━━ Supplied information ━━
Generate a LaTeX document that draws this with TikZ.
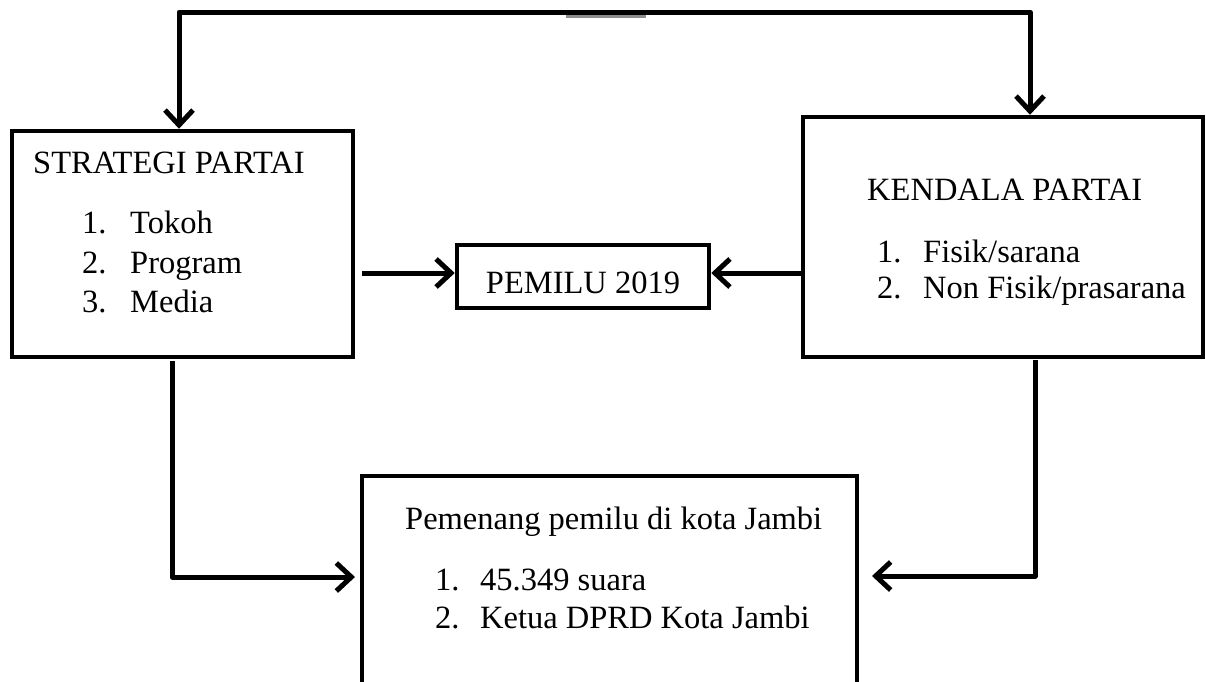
\documentclass[tikz,border=0pt]{standalone}
\usepackage{fontspec}
\setmainfont{Liberation Serif}
\usetikzlibrary{arrows.meta}
\tikzset{
  box/.style={draw=black, line width=4.5pt, rectangle, inner sep=0pt},
  conn/.style={draw=black, line width=5pt, line join=round},
  tip/.tip={Straight Barb[length=15pt,width=28pt,line width=5pt]},
  arr/.style={conn, -tip},
  biarr/.style={conn, tip-tip},
  txt/.style={anchor=base west, inner sep=0pt, font=\fontsize{32.5}{38}\selectfont},
}
\begin{document}
\begin{tikzpicture}[x=1pt,y=-1pt]
\useasboundingbox (0,0) rectangle (1206,681);
\clip (0,0) rectangle (1206,681);
% boxes
\node[box, minimum width=341pt, minimum height=226pt] (sp) at (182.5,244) {};
\node[box, minimum width=400pt, minimum height=240pt] (kp) at (1003,237) {};
\node[box, minimum width=252pt, minimum height=63pt] (pm) at (583,276.5) {};
\node[box, minimum width=495pt, minimum height=240pt] (pb) at (609.5,596) {};
% texts
\node[txt] (spt) at (33,173) {STRATEGI PARTAI};
\node[txt] (sp1n) at (82,233) {1.};
\node[txt] (sp1) at (130,233) {Tokoh};
\node[txt] (sp2n) at (82,273) {2.};
\node[txt] (sp2) at (130,273) {Program};
\node[txt] (sp3n) at (82,312) {3.};
\node[txt] (sp3) at (130,312) {Media};
\node[txt] (kpt) at (867,200) {KENDALA PARTAI};
\node[txt] (kp1n) at (877,262) {1.};
\node[txt] (kp1) at (923,262) {Fisik/sarana};
\node[txt] (kp2n) at (877,298) {2.};
\node[txt] (kp2) at (923,298) {Non Fisik/prasarana};
\node[anchor=base, inner sep=0pt, font=\fontsize{32.5}{38}\selectfont] (pmt) at (583,293) {PEMILU 2019};
\node[txt] (pbt) at (405,529) {Pemenang pemilu di kota Jambi};
\node[txt] (pb1n) at (435,590) {1.};
\node[txt] (pb1) at (480,590) {45.349 suara};
\node[txt] (pb2n) at (435,628) {2.};
\node[txt] (pb2) at (480,628) {Ketua DPRD Kota Jambi};
% coordinates
\coordinate (tl) at (179,12);
\coordinate (tr) at (1030,12);
\coordinate (a1) at (362,273);
\coordinate (b1) at (172,361);
\coordinate (b2) at (172,577);
\coordinate (b3) at (355,577);
\coordinate (c1) at (1035,360);
\coordinate (c2) at (1035,576);
\coordinate (c3) at (872,576);
% gray mark at the top line
\draw[black!45, line width=5pt] (566,15) -- (646,15);
% connectors
\draw[biarr] (sp.north -| tl) -- (tl) -- (tr) -- (kp.north -| tr);
\draw[arr] (a1) -- (pm.west |- a1);
\draw[arr] (kp.west |- a1) -- (pm.east |- a1);
\draw[arr] (b1) -- (b2) -- (b3);
\draw[arr] (c1) -- (c2) -- (c3);
\end{tikzpicture}
\end{document}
━━━
● **Goal**
Word for word, quote the full listing, omitting every picture.

● **Reply**
Generate a LaTeX document that draws this with TikZ.
\documentclass[tikz,border=0pt]{standalone}
\usepackage{fontspec}
\setmainfont{Liberation Serif}
\usetikzlibrary{arrows.meta}
\tikzset{
  box/.style={draw=black, line width=4.5pt, rectangle, inner sep=0pt},
  conn/.style={draw=black, line width=5pt, line join=round},
  tip/.tip={Straight Barb[length=15pt,width=28pt,line width=5pt]},
  arr/.style={conn, -tip},
  biarr/.style={conn, tip-tip},
  txt/.style={anchor=base west, inner sep=0pt, font=\fontsize{32.5}{38}\selectfont},
}
\begin{document}
\begin{tikzpicture}[x=1pt,y=-1pt]
\useasboundingbox (0,0) rectangle (1206,681);
\clip (0,0) rectangle (1206,681);
% boxes
\node[box, minimum width=341pt, minimum height=226pt] (sp) at (182.5,244) {};
\node[box, minimum width=400pt, minimum height=240pt] (kp) at (1003,237) {};
\node[box, minimum width=252pt, minimum height=63pt] (pm) at (583,276.5) {};
\node[box, minimum width=495pt, minimum height=240pt] (pb) at (609.5,596) {};
% texts
\node[txt] (spt) at (33,173) {STRATEGI PARTAI};
\node[txt] (sp1n) at (82,233) {1.};
\node[txt] (sp1) at (130,233) {Tokoh};
\node[txt] (sp2n) at (82,273) {2.};
\node[txt] (sp2) at (130,273) {Program};
\node[txt] (sp3n) at (82,312) {3.};
\node[txt] (sp3) at (130,312) {Media};
\node[txt] (kpt) at (867,200) {KENDALA PARTAI};
\node[txt] (kp1n) at (877,262) {1.};
\node[txt] (kp1) at (923,262) {Fisik/sarana};
\node[txt] (kp2n) at (877,298) {2.};
\node[txt] (kp2) at (923,298) {Non Fisik/prasarana};
\node[anchor=base, inner sep=0pt, font=\fontsize{32.5}{38}\selectfont] (pmt) at (583,293) {PEMILU 2019};
\node[txt] (pbt) at (405,529) {Pemenang pemilu di kota Jambi};
\node[txt] (pb1n) at (435,590) {1.};
\node[txt] (pb1) at (480,590) {45.349 suara};
\node[txt] (pb2n) at (435,628) {2.};
\node[txt] (pb2) at (480,628) {Ketua DPRD Kota Jambi};
% coordinates
\coordinate (tl) at (179,12);
\coordinate (tr) at (1030,12);
\coordinate (a1) at (362,273);
\coordinate (b1) at (172,361);
\coordinate (b2) at (172,577);
\coordinate (b3) at (355,577);
\coordinate (c1) at (1035,360);
\coordinate (c2) at (1035,576);
\coordinate (c3) at (872,576);
% gray mark at the top line
\draw[black!45, line width=5pt] (566,15) -- (646,15);
% connectors
\draw[biarr] (sp.north -| tl) -- (tl) -- (tr) -- (kp.north -| tr);
\draw[arr] (a1) -- (pm.west |- a1);
\draw[arr] (kp.west |- a1) -- (pm.east |- a1);
\draw[arr] (b1) -- (b2) -- (b3);
\draw[arr] (c1) -- (c2) -- (c3);
\end{tikzpicture}
\end{document}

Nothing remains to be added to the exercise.